If not, you need to stop what you're doing right now, ask john yandell for a free week pass, and learn some new stuff.

There are some gaps in your knowledge that you need to fill, in particular the concept of motion dependent effects (or passive torque) and how that relates to motions such as the backswing in the serve.

Spacediver, are you saying this is a good website to learn tennis ? I am looking for one but there are so many and don't know which one is good to enroll. Do we have any thread about online tennis instruction program ? Thx.
 
Spacediver, are you saying this is a good website to learn tennis ? I am looking for one but there are so many and don't know which one is good to enroll. Do we have any thread about online tennis instruction program ? Thx.

The site is good, and I haven't explored it in full but to me, the absolute gem is brian gordon's serve biomechanics series. It is simply out of this world and he shares raw data from 3d motion capture techniques. In the articles, you have access to these incredible interactive interfaces, where you get to actually load data from subjects and examine their serves in amazing detail.

His series is divided up into different phases of the serve.
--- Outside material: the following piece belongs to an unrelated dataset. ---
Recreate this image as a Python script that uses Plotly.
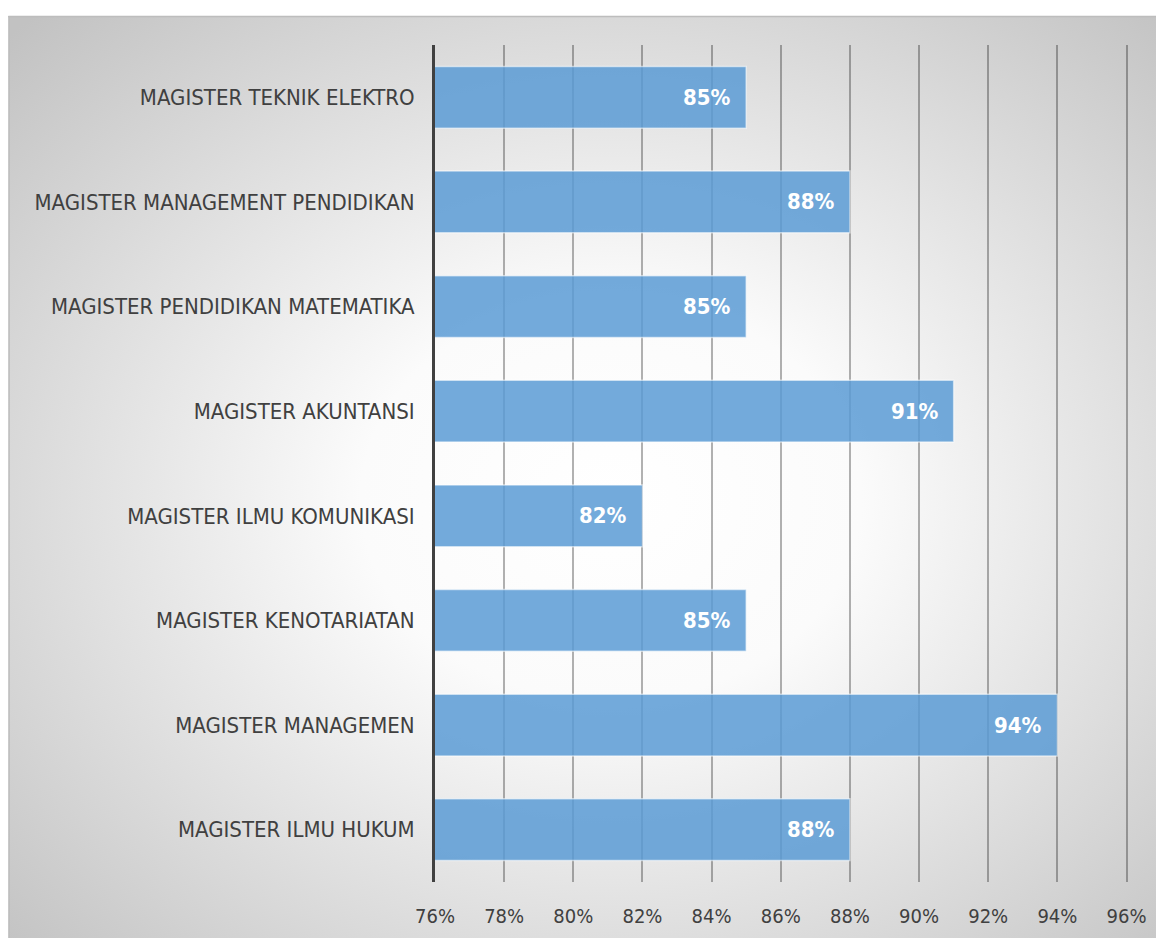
import base64
import plotly.graph_objects as go

categories = [
    "MAGISTER TEKNIK ELEKTRO",
    "MAGISTER MANAGEMENT PENDIDIKAN",
    "MAGISTER PENDIDIKAN MATEMATIKA",
    "MAGISTER AKUNTANSI",
    "MAGISTER ILMU KOMUNIKASI",
    "MAGISTER KENOTARIATAN",
    "MAGISTER MANAGEMEN",
    "MAGISTER ILMU HUKUM",
]
values = [85, 88, 85, 91, 82, 85, 94, 88]
tick_values = [76, 78, 80, 82, 84, 86, 88, 90, 92, 94, 96]
tick_labels = [f"{t}%" for t in tick_values]
bar_labels = [f"{v}%" for v in values]

W, H = 1164, 938
X0, X1 = 76, 96.1
PXPER = 34.6
L, T, B = 427, 37, 874
R = L + (X1 - X0) * PXPER
PW, PH = R - L, B - T

FONT = "Liberation Sans Narrow, DejaVu Sans Condensed, Arial Narrow, sans-serif"

bw, bh = 1160, 930
svg = (
    f'<svg xmlns="http://www.w3.org/2000/svg" width="{bw}" height="{bh}" '
    f'viewBox="0 0 {bw} {bh}" preserveAspectRatio="none">'
    '<defs><radialGradient id="g" cx="0.52" cy="0.52" r="0.72">'
    '<stop offset="0" stop-color="#ffffff"/>'
    '<stop offset="0.3" stop-color="#fbfbfb"/>'
    '<stop offset="1" stop-color="#c2c2c2"/>'
    '</radialGradient></defs>'
    f'<rect width="{bw}" height="{bh}" fill="url(#g)"/></svg>'
)
src = "data:image/svg+xml;base64," + base64.b64encode(svg.encode()).decode()


def px_x(p):
    return (p - L) / PW


def px_y(p):
    return (B - p) / PH


fig = go.Figure()
fig.add_trace(
    go.Bar(
        x=values,
        y=categories,
        orientation="h",
        marker=dict(
            color="rgba(91,155,213,0.85)",
            line=dict(color="rgba(255,255,255,0.55)", width=1.5),
        ),
        hoverinfo="skip",
    )
)

annotations = [
    dict(
        x=v, y=c, xref="x", yref="y", text=t, showarrow=False,
        xanchor="right", yanchor="middle", xshift=-13,
        font=dict(color="white", size=22, family=FONT, weight="bold"),
    )
    for v, c, t in zip(values, categories, bar_labels)
]

fig.update_layout(
    width=W,
    height=H,
    margin=dict(l=L, r=W - R, t=T, b=H - B),
    paper_bgcolor="white",
    plot_bgcolor="rgba(0,0,0,0)",
    bargap=0.41,
    showlegend=False,
    annotations=annotations,
    images=[
        dict(
            source=src,
            xref="paper",
            yref="paper",
            x=px_x(0),
            y=px_y(8),
            sizex=bw / PW,
            sizey=bh / PH,
            xanchor="left",
            yanchor="top",
            sizing="stretch",
            layer="below",
        )
    ],
    shapes=[
        dict(
            type="line", xref="paper", yref="paper",
            x0=px_x(0), x1=px_x(W + 5), y0=px_y(8.5), y1=px_y(8.5),
            line=dict(color="#bdbdbd", width=1.5), layer="below",
        ),
        dict(
            type="line", xref="paper", yref="paper",
            x0=px_x(0.8), x1=px_x(0.8), y0=px_y(8), y1=px_y(H + 5),
            line=dict(color="#bdbdbd", width=1.5), layer="below",
        ),
    ],
    xaxis=dict(
        range=[X0, X1],
        tickmode="array",
        tickvals=tick_values,
        ticktext=tick_labels,
        showgrid=True,
        gridcolor="rgba(0,0,0,0.3)",
        gridwidth=1.5,
        zeroline=False,
        showline=False,
        ticks="",
        ticklabelstandoff=20,
        tickfont=dict(family=FONT, size=20, color="#404040"),
        fixedrange=True,
    ),
    yaxis=dict(
        autorange="reversed",
        showgrid=False,
        showline=True,
        linecolor="#404040",
        linewidth=3,
        ticks="",
        ticklabelstandoff=13,
        tickfont=dict(family=FONT, size=22, color="#404040"),
        fixedrange=True,
    ),
)

fig.write_html("out.html")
The backswing phase (also known as the racquet drop) alone has two HUGE articles, one for the first part of the backswing, and another for the second part.

It took me hours and hours to go through this series, but I learned a great deal about the serve, and learned some very interesting concepts too.

It also probably represents the most cutting edge in the science of the tennis serve. This is quality information with great methodology, and written in a very accessible manner.